Requirement: Include the line containing "83, 103, 64]" and all lines before it, repeated exactly from the listing below, without pictures.

Data segment:
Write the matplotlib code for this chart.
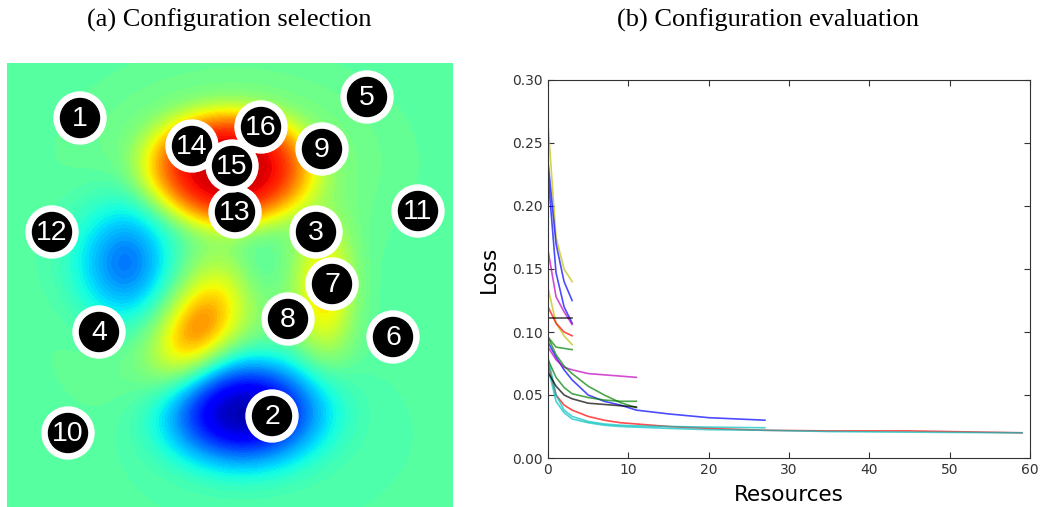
import numpy as np
import matplotlib
matplotlib.use("Agg")
import matplotlib.pyplot as plt
from matplotlib.patches import Circle

# ---- left panel: configuration points (panel units, 446 x 444, y down)
config_id = [str(i) for i in range(1, 17)]
config_x = [73, 265, 309, 92, 360, 386, 325, 281, 315, 61, 411, 45, 228, 185, 225, 254]
config_y = [55, 353, 169, 269, 34, 274, 221, 256, 86, 370, 148, 169, 149, 83, 103, 64]

# bumps of the loss surface: centre x, centre y, amplitude, width along / across, angle, shape
bump_cx = [222, 228, 121, 235, 190, 318, 250, 185]
bump_cy = [105, 97, 202, 347, 267, 227, 200, 255]
bump_amp = [0.40, 0.08, -0.26, -0.43, 0.24, 0.20, -0.06, 0.09]
bump_sx = [58, 95, 37, 55, 42, 20, 22, 80]
bump_sy = [40, 60, 45, 38, 24, 45, 30, 65]
bump_rot = [0, 0, 0, 0, 60, 0, 0, 0]
bump_p = [2.0, 1.0, 1.0, 1.2, 1.0, 1.0, 1.0, 1.0]
base_level = 0.45

# ---- right panel: loss curves
x3 = [0, 1, 2, 3]
x11 = [0, 1, 2, 3, 5, 7, 9, 11]
x27 = [0, 1, 2, 3, 5, 7, 9, 11, 15, 20, 27]
x59 = [0, 1, 2, 3, 5, 7, 9, 11, 15, 20, 27, 35, 45, 59]

short_y1 = [0.265, 0.175, 0.150, 0.140]
short_b1 = [0.235, 0.170, 0.140, 0.125]
short_b2 = [0.225, 0.147, 0.120, 0.107]
short_m = [0.165, 0.128, 0.116, 0.106]
short_y2 = [0.135, 0.107, 0.097, 0.090]
short_r = [0.120, 0.107, 0.100, 0.097]
short_k = [0.111, 0.111, 0.111, 0.111]
short_g = [0.096, 0.088, 0.087, 0.086]

mid_m = [0.088, 0.078, 0.072, 0.070, 0.067, 0.066, 0.065, 0.064]
mid_g1 = [0.096, 0.082, 0.073, 0.067, 0.057, 0.050, 0.044, 0.040]
mid_g2 = [0.078, 0.064, 0.056, 0.051, 0.048, 0.046, 0.045, 0.045]
mid_k = [0.068, 0.057, 0.050, 0.047, 0.0435, 0.0425, 0.0415, 0.0405]

long_b = [0.092, 0.080, 0.070, 0.062, 0.050, 0.045, 0.042, 0.038, 0.035, 0.032, 0.030]
long_c = [0.080, 0.050, 0.038, 0.033, 0.029, 0.027, 0.026, 0.0255, 0.025, 0.0245, 0.024]

full_r = [0.075, 0.050, 0.042, 0.038, 0.033, 0.030, 0.028, 0.027, 0.025, 0.0235,
          0.022, 0.0215, 0.0215, 0.020]
full_c = [0.072, 0.045, 0.036, 0.031, 0.028, 0.026, 0.025, 0.0245, 0.0235, 0.0225,
          0.022, 0.021, 0.0205, 0.020]

fig = plt.figure(figsize=(10.46, 5.07), dpi=100)

# surface
W, H = 446, 444
gx, gy = np.meshgrid(np.linspace(0, W, 300), np.linspace(0, H, 300))
z = np.full_like(gx, base_level)
for cx, cy, a, sx, sy, rot, p in zip(bump_cx, bump_cy, bump_amp, bump_sx, bump_sy,
                                     bump_rot, bump_p):
    t = np.deg2rad(rot)
    dx, dy = gx - cx, gy - cy
    u = dx * np.cos(t) - dy * np.sin(t)
    v = dx * np.sin(t) + dy * np.cos(t)
    q = (u / sx) ** 2 / 2 + (v / sy) ** 2 / 2
    z += a * np.exp(-q ** p)

ax1 = fig.add_axes([7 / 1046, 0, W / 1046, H / 507])
ax1.contourf(gx, gy, z, levels=np.linspace(0, 1, 81), cmap="jet", vmin=0, vmax=1, extend="both")
for cid, cx, cy in zip(config_id, config_x, config_y):
    ax1.add_patch(Circle((cx, cy), 26, color="white", zorder=3))
    ax1.add_patch(Circle((cx, cy), 19.5, color="black", zorder=3))
    ax1.text(cx, cy + 1, cid, color="white", fontsize=20.5, family="Liberation Sans",
             ha="center", va="center", zorder=4)
ax1.set_xlim(0, W)
ax1.set_ylim(H, 0)
ax1.axis("off")

# curves
ax2 = fig.add_axes([548 / 1046, 49 / 507, 482 / 1046, 378 / 507])
a = 0.7
lw = 1.2
ax2.plot(x59, full_r, color="r", alpha=a, lw=lw)
ax2.plot(x59, full_c, color="c", alpha=a, lw=lw)
ax2.plot(x27, long_b, color="b", alpha=a, lw=lw)
ax2.plot(x27, long_c, color="c", alpha=a, lw=lw)
ax2.plot(x11, mid_m, color="m", alpha=a, lw=lw)
ax2.plot(x11, mid_g1, color="g", alpha=a, lw=lw)
ax2.plot(x11, mid_g2, color="g", alpha=a, lw=lw)
ax2.plot(x11, mid_k, color="k", alpha=a, lw=lw)
ax2.plot(x3, short_y1, color="y", alpha=a, lw=lw)
ax2.plot(x3, short_b1, color="b", alpha=a, lw=lw)
ax2.plot(x3, short_b2, color="b", alpha=a, lw=lw)
ax2.plot(x3, short_m, color="m", alpha=a, lw=lw)
ax2.plot(x3, short_y2, color="y", alpha=a, lw=lw)
ax2.plot(x3, short_r, color="r", alpha=a, lw=lw)
ax2.plot(x3, short_k, color="k", alpha=a, lw=lw)
ax2.plot(x3, short_g, color="g", alpha=a, lw=lw)
ax2.set_xlim(0, 60)
ax2.set_ylim(0, 0.30)
ax2.set_xticks([0, 10, 20, 30, 40, 50, 60])
ax2.set_yticks([0, 0.05, 0.10, 0.15, 0.20, 0.25, 0.30])
ax2.set_yticklabels(["0.00", "0.05", "0.10", "0.15", "0.20", "0.25", "0.30"])
ax2.tick_params(direction="in", top=True, right=True, length=4, labelsize=10,
                labelcolor="0.2", color="0.2")
for s in ax2.spines.values():
    s.set_color("0.2")
ax2.set_xlabel("Resources", fontsize=15.5, labelpad=6)
ax2.set_ylabel("Loss", fontsize=15.5, labelpad=10)

fig.text(229 / 1046, 1 - 20 / 507, "(a) Configuration selection", family="Liberation Serif",
         fontsize=19, ha="center", va="center")
fig.text(768 / 1046, 1 - 20 / 507, "(b) Configuration evaluation", family="Liberation Serif",
         fontsize=19, ha="center", va="center")

fig.savefig("out.png", dpi=100)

Completed task:
Write the matplotlib code for this chart.
import numpy as np
import matplotlib
matplotlib.use("Agg")
import matplotlib.pyplot as plt
from matplotlib.patches import Circle

# ---- left panel: configuration points (panel units, 446 x 444, y down)
config_id = [str(i) for i in range(1, 17)]
config_x = [73, 265, 309, 92, 360, 386, 325, 281, 315, 61, 411, 45, 228, 185, 225, 254]
config_y = [55, 353, 169, 269, 34, 274, 221, 256, 86, 370, 148, 169, 149, 83, 103, 64]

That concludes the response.